Le coût élevé des films

Mais finalement, la salle de ciné a dû fermer ses portes à cause de la cherté des films loués à la Société nationale d’exploitation cinématographique du Burkina (SONACIB), privatisée en 2004. « Chaque film coûtait au moins 300 mille francs CFA. En plus vous ne pouviez pas aller trier n’importe quel film pour venir. Parfois, vous avez deux bons films plus trois autres que vous récupérez pour venir faire une semaine », se rappelle toujours Sayoré. En plus, la mauvaise gestion de la salle a précipité sa fermeture. « La gestion n’était pas transparente. Nous avons passé trois mois sans salaire alors que la salle fonctionnait très bien », regrette Sayoré.
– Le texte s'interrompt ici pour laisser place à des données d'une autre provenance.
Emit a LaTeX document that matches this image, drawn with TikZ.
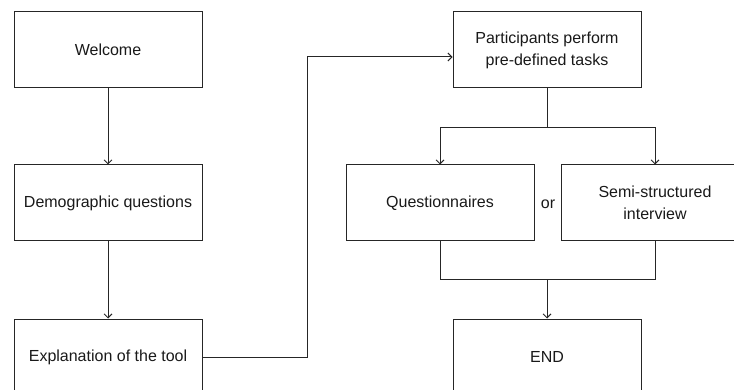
\documentclass[tikz,border=0pt]{standalone}
\usepackage{fontspec}
\setmainfont{Liberation Sans}
\usetikzlibrary{arrows.meta}
\begin{document}
\begin{tikzpicture}[x=1pt,y=-1pt,
  stepbox/.style={draw=black!85, line width=1pt, minimum width=188pt, minimum height=76pt,
    inner sep=0pt, align=center, font=\fontsize{16}{22}\selectfont, text=black!90},
  conn/.style={draw=black!85, line width=1pt},
  arr/.style={conn, -{Straight Barb[length=4pt,width=8pt,line width=0.9pt]}}]
\useasboundingbox (0,0) rectangle (734,390);
\node[stepbox] (welcome) at (108,50) {Welcome};
\node[stepbox] (demo) at (108,203) {Demographic questions};
\node[stepbox] (expl) at (108,357) {Explanation of the tool};
\node[stepbox] (part) at (547,50) {Participants perform\\pre-defined tasks};
\node[stepbox] (quest) at (440,203) {Questionnaires};
\node[stepbox] (semi) at (655,203) {Semi-structured\\interview};
\node[stepbox] (end) at (547,357) {END};
\node[font=\fontsize{16}{22}\selectfont, text=black!90] (or) at (548,204) {or};
\draw[arr] (welcome) -- (demo);
\draw[arr] (demo) -- (expl);
\draw[arr] (expl.east) -- ++(105,0) |- ([yshift=-7pt]part.west);
\draw[conn] (part.south) -- ++(0,39) coordinate (br);
\draw[arr] (br) -| (quest.north);
\draw[arr] (br) -| (semi.north);
\draw[conn] (quest.south) -- ++(0,38) coordinate (ml) -| (semi.south);
\draw[arr] (ml -| end.north) -- (end.north);
\end{tikzpicture}
\end{document}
A l’époque prospère de la salle de ciné de Kongoussi, Abdoulaye Ouédraogo menait une activité de commerce florissant. Il tente alors de reprendre la gestion de la salle. Sans succès. « Quand ça marchait, il n’y avait pas de téléphones portables et les télés n’étaient pas aussi populaires, il n’y avait pas de salles de vidéos. Mais après, nous nous sommes rendus compte que nous n’arrivions pas à rentabiliser », explique Abdoulaye Ouédraogo. A bout de souffle, il finit par abandonner à son tour et d’ouvrir plutôt un vidéoclub.

Le projet de la mairie

Pour Abdoulaye Ouédraogo, les cinéphiles n’ont plus besoin d’aller dans les salles de cinéma pour suivre un film du fait des facilités offertes par la technologie, notamment le numérique.

La mairie de Kongoussi a repris la gestion de cette salle. Pour le premier vice-président de la délégation spéciale de Kongoussi, Etienne Sawadogo, la salle de ciné de Kongoussi n’est pas fermée mais « inutilisée ». « Il faudrait qu’on arrive à utiliser cette salle. Dans notre projet de plan communal de développement de 2018 à 2022, nous avions à cœur de transformer cette salle pour qu’elle devienne multifonctionnelle où on pourrait faire des projections, jouer des spectacles, organiser des conférences », promet-il.

Cependant, les moyens manquent. La mairie est donc à la recherche de partenaires pour réfectionner la salle, lui redonner une nouvelle vie et reconquérir le public.